> _What to do_: Transcribe the records below exactly as they appear, omitting any pictures.

** BEGIN **

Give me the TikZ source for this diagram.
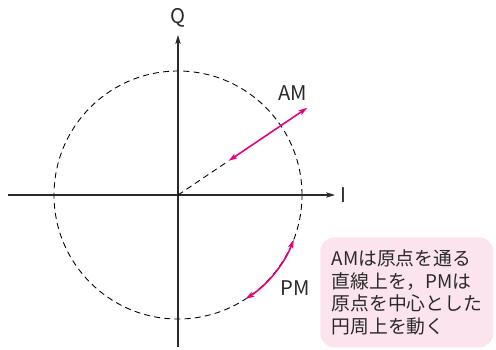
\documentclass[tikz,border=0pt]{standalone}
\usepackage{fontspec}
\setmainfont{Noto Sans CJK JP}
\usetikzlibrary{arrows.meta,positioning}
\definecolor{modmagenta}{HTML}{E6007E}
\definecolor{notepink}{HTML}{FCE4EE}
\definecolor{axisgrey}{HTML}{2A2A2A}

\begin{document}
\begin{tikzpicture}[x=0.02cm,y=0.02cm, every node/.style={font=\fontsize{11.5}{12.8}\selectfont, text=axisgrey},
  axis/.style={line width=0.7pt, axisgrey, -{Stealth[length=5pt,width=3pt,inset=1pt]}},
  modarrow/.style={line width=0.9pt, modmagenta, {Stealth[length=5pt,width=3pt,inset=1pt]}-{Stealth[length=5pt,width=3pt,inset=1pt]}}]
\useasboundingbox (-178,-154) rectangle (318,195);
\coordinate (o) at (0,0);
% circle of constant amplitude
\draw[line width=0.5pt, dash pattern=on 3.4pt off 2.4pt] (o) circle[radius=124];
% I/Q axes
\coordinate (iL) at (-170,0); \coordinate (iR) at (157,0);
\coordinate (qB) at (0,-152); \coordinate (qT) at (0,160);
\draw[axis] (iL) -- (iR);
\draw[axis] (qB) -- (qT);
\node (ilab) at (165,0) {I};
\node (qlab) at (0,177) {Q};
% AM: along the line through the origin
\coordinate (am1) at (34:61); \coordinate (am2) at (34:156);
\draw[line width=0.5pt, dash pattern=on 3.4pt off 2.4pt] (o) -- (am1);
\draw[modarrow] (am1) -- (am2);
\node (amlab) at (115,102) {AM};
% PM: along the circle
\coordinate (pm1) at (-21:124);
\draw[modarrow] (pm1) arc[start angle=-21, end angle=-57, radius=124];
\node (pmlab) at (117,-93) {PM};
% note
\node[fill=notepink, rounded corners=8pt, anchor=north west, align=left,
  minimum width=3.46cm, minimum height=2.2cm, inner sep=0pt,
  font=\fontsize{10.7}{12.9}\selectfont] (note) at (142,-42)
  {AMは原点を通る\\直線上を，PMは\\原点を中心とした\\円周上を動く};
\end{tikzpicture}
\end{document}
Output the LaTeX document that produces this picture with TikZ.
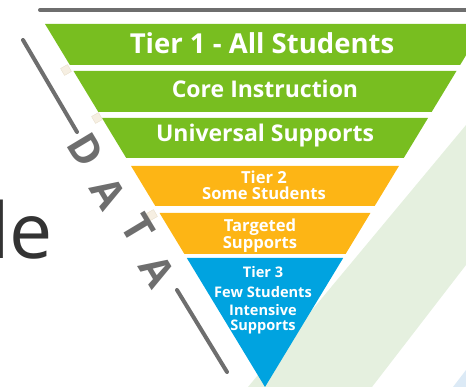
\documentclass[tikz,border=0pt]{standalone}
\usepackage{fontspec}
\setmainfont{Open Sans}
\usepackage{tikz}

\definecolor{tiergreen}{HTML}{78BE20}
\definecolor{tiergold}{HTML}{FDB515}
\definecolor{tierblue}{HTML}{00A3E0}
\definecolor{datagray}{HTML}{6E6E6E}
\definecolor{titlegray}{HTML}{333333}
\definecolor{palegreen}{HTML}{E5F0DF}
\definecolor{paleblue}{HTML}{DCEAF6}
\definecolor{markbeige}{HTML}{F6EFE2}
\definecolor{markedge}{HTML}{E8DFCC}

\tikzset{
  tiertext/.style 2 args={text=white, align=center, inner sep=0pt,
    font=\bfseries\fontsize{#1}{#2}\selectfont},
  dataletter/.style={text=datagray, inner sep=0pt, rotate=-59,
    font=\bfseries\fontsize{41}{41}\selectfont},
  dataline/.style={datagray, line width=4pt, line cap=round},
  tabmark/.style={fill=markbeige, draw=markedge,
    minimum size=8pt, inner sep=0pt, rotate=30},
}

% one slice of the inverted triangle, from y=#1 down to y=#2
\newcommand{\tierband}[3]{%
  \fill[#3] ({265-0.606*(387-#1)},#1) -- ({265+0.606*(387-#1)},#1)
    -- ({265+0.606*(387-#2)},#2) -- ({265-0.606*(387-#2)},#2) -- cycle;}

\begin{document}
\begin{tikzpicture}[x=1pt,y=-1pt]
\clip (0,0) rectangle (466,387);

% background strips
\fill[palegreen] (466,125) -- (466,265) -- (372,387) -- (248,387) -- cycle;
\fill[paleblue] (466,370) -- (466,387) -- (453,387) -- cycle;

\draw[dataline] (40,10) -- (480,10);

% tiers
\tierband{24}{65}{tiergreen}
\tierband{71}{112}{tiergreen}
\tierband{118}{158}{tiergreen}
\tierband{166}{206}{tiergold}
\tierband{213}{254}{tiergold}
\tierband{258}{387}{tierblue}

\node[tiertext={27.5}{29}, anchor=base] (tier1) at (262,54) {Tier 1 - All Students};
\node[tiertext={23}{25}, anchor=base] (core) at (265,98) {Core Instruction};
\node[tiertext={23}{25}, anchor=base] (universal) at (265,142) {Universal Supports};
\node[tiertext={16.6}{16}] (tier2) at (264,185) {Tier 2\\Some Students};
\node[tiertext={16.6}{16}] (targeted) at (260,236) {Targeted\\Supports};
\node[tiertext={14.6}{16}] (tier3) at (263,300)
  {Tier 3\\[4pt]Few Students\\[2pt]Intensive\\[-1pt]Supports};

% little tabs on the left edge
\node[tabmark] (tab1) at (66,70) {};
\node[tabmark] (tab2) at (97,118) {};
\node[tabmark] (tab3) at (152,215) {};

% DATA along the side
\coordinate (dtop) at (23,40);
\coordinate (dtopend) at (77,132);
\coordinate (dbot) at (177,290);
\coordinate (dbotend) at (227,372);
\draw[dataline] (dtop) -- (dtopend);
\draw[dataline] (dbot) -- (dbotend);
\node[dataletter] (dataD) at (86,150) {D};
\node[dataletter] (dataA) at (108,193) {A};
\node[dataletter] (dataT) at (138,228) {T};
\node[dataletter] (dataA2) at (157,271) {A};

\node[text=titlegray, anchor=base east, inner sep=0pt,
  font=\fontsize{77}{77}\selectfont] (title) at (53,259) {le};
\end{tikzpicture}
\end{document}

** END **

> _Result of the exercise_:
Give me the TikZ source for this diagram.
\documentclass[tikz,border=0pt]{standalone}
\usepackage{fontspec}
\setmainfont{Noto Sans CJK JP}
\usetikzlibrary{arrows.meta,positioning}
\definecolor{modmagenta}{HTML}{E6007E}
\definecolor{notepink}{HTML}{FCE4EE}
\definecolor{axisgrey}{HTML}{2A2A2A}

\begin{document}
\begin{tikzpicture}[x=0.02cm,y=0.02cm, every node/.style={font=\fontsize{11.5}{12.8}\selectfont, text=axisgrey},
  axis/.style={line width=0.7pt, axisgrey, -{Stealth[length=5pt,width=3pt,inset=1pt]}},
  modarrow/.style={line width=0.9pt, modmagenta, {Stealth[length=5pt,width=3pt,inset=1pt]}-{Stealth[length=5pt,width=3pt,inset=1pt]}}]
\useasboundingbox (-178,-154) rectangle (318,195);
\coordinate (o) at (0,0);
% circle of constant amplitude
\draw[line width=0.5pt, dash pattern=on 3.4pt off 2.4pt] (o) circle[radius=124];
% I/Q axes
\coordinate (iL) at (-170,0); \coordinate (iR) at (157,0);
\coordinate (qB) at (0,-152); \coordinate (qT) at (0,160);
\draw[axis] (iL) -- (iR);
\draw[axis] (qB) -- (qT);
\node (ilab) at (165,0) {I};
\node (qlab) at (0,177) {Q};
% AM: along the line through the origin
\coordinate (am1) at (34:61); \coordinate (am2) at (34:156);
\draw[line width=0.5pt, dash pattern=on 3.4pt off 2.4pt] (o) -- (am1);
\draw[modarrow] (am1) -- (am2);
\node (amlab) at (115,102) {AM};
% PM: along the circle
\coordinate (pm1) at (-21:124);
\draw[modarrow] (pm1) arc[start angle=-21, end angle=-57, radius=124];
\node (pmlab) at (117,-93) {PM};
% note
\node[fill=notepink, rounded corners=8pt, anchor=north west, align=left,
  minimum width=3.46cm, minimum height=2.2cm, inner sep=0pt,
  font=\fontsize{10.7}{12.9}\selectfont] (note) at (142,-42)
  {AMは原点を通る\\直線上を，PMは\\原点を中心とした\\円周上を動く};
\end{tikzpicture}
\end{document}
Output the LaTeX document that produces this picture with TikZ.
\documentclass[tikz,border=0pt]{standalone}
\usepackage{fontspec}
\setmainfont{Open Sans}
\usepackage{tikz}

\definecolor{tiergreen}{HTML}{78BE20}
\definecolor{tiergold}{HTML}{FDB515}
\definecolor{tierblue}{HTML}{00A3E0}
\definecolor{datagray}{HTML}{6E6E6E}
\definecolor{titlegray}{HTML}{333333}
\definecolor{palegreen}{HTML}{E5F0DF}
\definecolor{paleblue}{HTML}{DCEAF6}
\definecolor{markbeige}{HTML}{F6EFE2}
\definecolor{markedge}{HTML}{E8DFCC}

\tikzset{
  tiertext/.style 2 args={text=white, align=center, inner sep=0pt,
    font=\bfseries\fontsize{#1}{#2}\selectfont},
  dataletter/.style={text=datagray, inner sep=0pt, rotate=-59,
    font=\bfseries\fontsize{41}{41}\selectfont},
  dataline/.style={datagray, line width=4pt, line cap=round},
  tabmark/.style={fill=markbeige, draw=markedge,
    minimum size=8pt, inner sep=0pt, rotate=30},
}

% one slice of the inverted triangle, from y=#1 down to y=#2
\newcommand{\tierband}[3]{%
  \fill[#3] ({265-0.606*(387-#1)},#1) -- ({265+0.606*(387-#1)},#1)
    -- ({265+0.606*(387-#2)},#2) -- ({265-0.606*(387-#2)},#2) -- cycle;}

\begin{document}
\begin{tikzpicture}[x=1pt,y=-1pt]
\clip (0,0) rectangle (466,387);

% background strips
\fill[palegreen] (466,125) -- (466,265) -- (372,387) -- (248,387) -- cycle;
\fill[paleblue] (466,370) -- (466,387) -- (453,387) -- cycle;

\draw[dataline] (40,10) -- (480,10);

% tiers
\tierband{24}{65}{tiergreen}
\tierband{71}{112}{tiergreen}
\tierband{118}{158}{tiergreen}
\tierband{166}{206}{tiergold}
\tierband{213}{254}{tiergold}
\tierband{258}{387}{tierblue}

\node[tiertext={27.5}{29}, anchor=base] (tier1) at (262,54) {Tier 1 - All Students};
\node[tiertext={23}{25}, anchor=base] (core) at (265,98) {Core Instruction};
\node[tiertext={23}{25}, anchor=base] (universal) at (265,142) {Universal Supports};
\node[tiertext={16.6}{16}] (tier2) at (264,185) {Tier 2\\Some Students};
\node[tiertext={16.6}{16}] (targeted) at (260,236) {Targeted\\Supports};
\node[tiertext={14.6}{16}] (tier3) at (263,300)
  {Tier 3\\[4pt]Few Students\\[2pt]Intensive\\[-1pt]Supports};

% little tabs on the left edge
\node[tabmark] (tab1) at (66,70) {};
\node[tabmark] (tab2) at (97,118) {};
\node[tabmark] (tab3) at (152,215) {};

% DATA along the side
\coordinate (dtop) at (23,40);
\coordinate (dtopend) at (77,132);
\coordinate (dbot) at (177,290);
\coordinate (dbotend) at (227,372);
\draw[dataline] (dtop) -- (dtopend);
\draw[dataline] (dbot) -- (dbotend);
\node[dataletter] (dataD) at (86,150) {D};
\node[dataletter] (dataA) at (108,193) {A};
\node[dataletter] (dataT) at (138,228) {T};
\node[dataletter] (dataA2) at (157,271) {A};

\node[text=titlegray, anchor=base east, inner sep=0pt,
  font=\fontsize{77}{77}\selectfont] (title) at (53,259) {le};
\end{tikzpicture}
\end{document}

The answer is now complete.